[start of Data shown]

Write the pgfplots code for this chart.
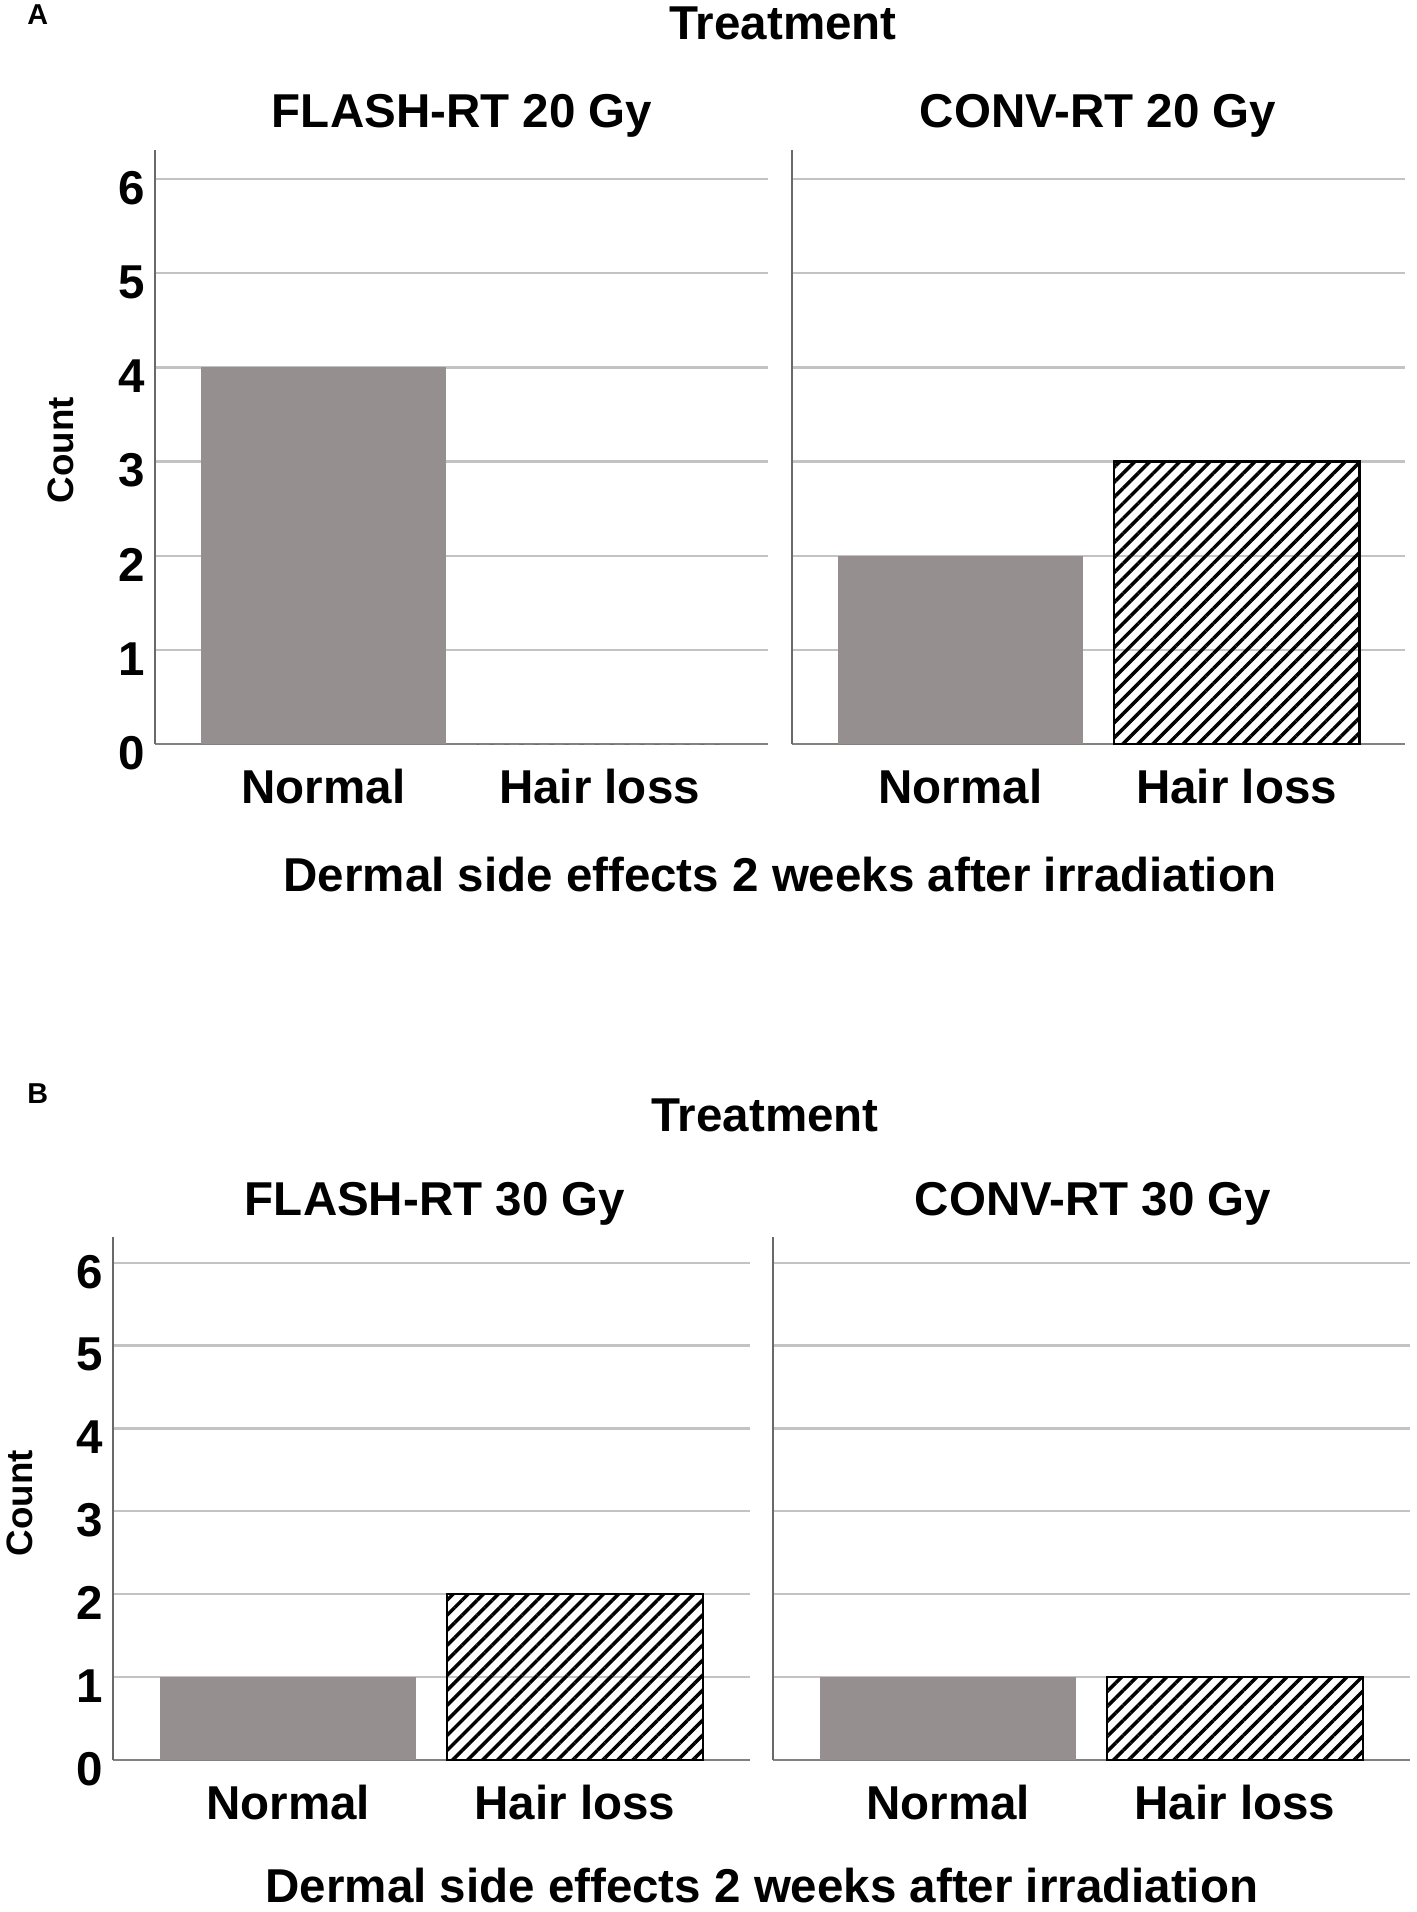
\documentclass[border=0pt]{standalone}
\usepackage{fontspec}
\setmainfont{Liberation Sans}
\usepackage{pgfplots}
\pgfplotsset{compat=1.18}
\usetikzlibrary{patterns.meta}
\definecolor{bargray}{RGB}{150,143,143}
\definecolor{gridgray}{RGB}{195,195,195}
\definecolor{axgray}{RGB}{105,105,105}
\definecolor{baseline}{RGB}{130,130,130}
\newcommand{\uu}{0.4bp}
\newcommand{\bigf}{\fontsize{19bp}{23bp}\selectfont\bfseries}
\newcommand{\midf}{\fontsize{14.7bp}{17bp}\selectfont\bfseries}
\newcommand{\smf}{\fontsize{11.5bp}{13bp}\selectfont\bfseries}
\pgfplotsset{
  panel/.style={
    scale only axis,
    xmin=-0.61, xmax=1.61, ymin=0, ymax=6.31,
    axis lines*=left,
    x axis line style={draw=baseline, line width=1bp},
    y axis line style={draw=axgray, line width=0.7bp},
    ymajorgrids, grid style={draw=gridgray, line width=0.9bp},
    ytick={0,1,2,3,4,5,6},
    xtick={0,1}, xticklabels={Normal,Hair loss},
    major tick length=0pt,
    tick style={draw=none},
    /pgf/number format/assume math mode=true,
    ticklabel style={font=\bigf},
    yticklabel style={inner sep=0pt, xshift=-4bp, yshift=-3.6bp},
    xticklabel style={anchor=base, inner sep=0pt, yshift=-23.6bp},
    ybar, bar width=0.89,
  },
  graybar/.style={fill=bargray, draw=none, bar shift=0pt},
  hatchbar/.style={draw=black, line width=0.9bp, bar shift=0pt,
    pattern={Lines[angle=45,distance=4.25bp,line width=1.4bp]}, pattern color=black},
}
\begin{document}
\begin{tikzpicture}
\useasboundingbox (0,0) rectangle (1417*\uu,-1912*\uu);

% ---------------- Panel A ----------------
\node[anchor=base west, font=\smf, inner sep=0pt] at (27*\uu,-24*\uu) {A};
\node[anchor=base, font=\bigf, inner sep=0pt] at (783*\uu,-39*\uu) {Treatment};
\node[anchor=base, font=\bigf, inner sep=0pt] at (462*\uu,-127*\uu) {FLASH-RT 20 Gy};
\node[anchor=base, font=\bigf, inner sep=0pt] at (1098*\uu,-127*\uu) {CONV-RT 20 Gy};
\node[anchor=base, font=\bigf, inner sep=0pt] at (780*\uu,-891*\uu) {Dermal side effects 2 weeks after irradiation};
\node[rotate=90, font=\midf, inner sep=0pt] at (61*\uu,-450*\uu) {Count};

\begin{axis}[panel, at={(155*\uu,-744*\uu)}, anchor=south west,
  width=613*\uu, height=594*\uu]
  \addplot[graybar] coordinates {(0,4)};
  \addplot[hatchbar, draw=none] coordinates {(1,0)};
\end{axis}
\begin{axis}[panel, at={(792*\uu,-744*\uu)}, anchor=south west,
  width=613*\uu, height=594*\uu, yticklabels={}]
  \addplot[graybar] coordinates {(0,2)};
  \addplot[hatchbar] coordinates {(1,3)};
\end{axis}

% ---------------- Panel B ----------------
\node[anchor=base west, font=\smf, inner sep=0pt] at (27*\uu,-1103*\uu) {B};
\node[anchor=base, font=\bigf, inner sep=0pt] at (765*\uu,-1131*\uu) {Treatment};
\node[anchor=base, font=\bigf, inner sep=0pt] at (435*\uu,-1215*\uu) {FLASH-RT 30 Gy};
\node[anchor=base, font=\bigf, inner sep=0pt] at (1093*\uu,-1215*\uu) {CONV-RT 30 Gy};
\node[anchor=base, font=\bigf, inner sep=0pt] at (762*\uu,-1902*\uu) {Dermal side effects 2 weeks after irradiation};
\node[rotate=90, font=\midf, inner sep=0pt] at (20*\uu,-1503*\uu) {Count};

\begin{axis}[panel, at={(113*\uu,-1760*\uu)}, anchor=south west,
  width=637*\uu, height=523*\uu]
  \addplot[graybar] coordinates {(0,1)};
  \addplot[hatchbar] coordinates {(1,2)};
\end{axis}
\begin{axis}[panel, at={(773*\uu,-1760*\uu)}, anchor=south west,
  width=637*\uu, height=523*\uu, yticklabels={}]
  \addplot[graybar] coordinates {(0,1)};
  \addplot[hatchbar] coordinates {(1,1)};
\end{axis}
\end{tikzpicture}
\end{document}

[end of Data shown]

Exercise objective
Every line from the start of the listing above through the line with "(0,0) rectangle (1417*\uu,-1912*\uu);" should be repeated exactly; skip the pictures and add nothing else.

Worked answer
Write the pgfplots code for this chart.
\documentclass[border=0pt]{standalone}
\usepackage{fontspec}
\setmainfont{Liberation Sans}
\usepackage{pgfplots}
\pgfplotsset{compat=1.18}
\usetikzlibrary{patterns.meta}
\definecolor{bargray}{RGB}{150,143,143}
\definecolor{gridgray}{RGB}{195,195,195}
\definecolor{axgray}{RGB}{105,105,105}
\definecolor{baseline}{RGB}{130,130,130}
\newcommand{\uu}{0.4bp}
\newcommand{\bigf}{\fontsize{19bp}{23bp}\selectfont\bfseries}
\newcommand{\midf}{\fontsize{14.7bp}{17bp}\selectfont\bfseries}
\newcommand{\smf}{\fontsize{11.5bp}{13bp}\selectfont\bfseries}
\pgfplotsset{
  panel/.style={
    scale only axis,
    xmin=-0.61, xmax=1.61, ymin=0, ymax=6.31,
    axis lines*=left,
    x axis line style={draw=baseline, line width=1bp},
    y axis line style={draw=axgray, line width=0.7bp},
    ymajorgrids, grid style={draw=gridgray, line width=0.9bp},
    ytick={0,1,2,3,4,5,6},
    xtick={0,1}, xticklabels={Normal,Hair loss},
    major tick length=0pt,
    tick style={draw=none},
    /pgf/number format/assume math mode=true,
    ticklabel style={font=\bigf},
    yticklabel style={inner sep=0pt, xshift=-4bp, yshift=-3.6bp},
    xticklabel style={anchor=base, inner sep=0pt, yshift=-23.6bp},
    ybar, bar width=0.89,
  },
  graybar/.style={fill=bargray, draw=none, bar shift=0pt},
  hatchbar/.style={draw=black, line width=0.9bp, bar shift=0pt,
    pattern={Lines[angle=45,distance=4.25bp,line width=1.4bp]}, pattern color=black},
}
\begin{document}
\begin{tikzpicture}
\useasboundingbox (0,0) rectangle (1417*\uu,-1912*\uu);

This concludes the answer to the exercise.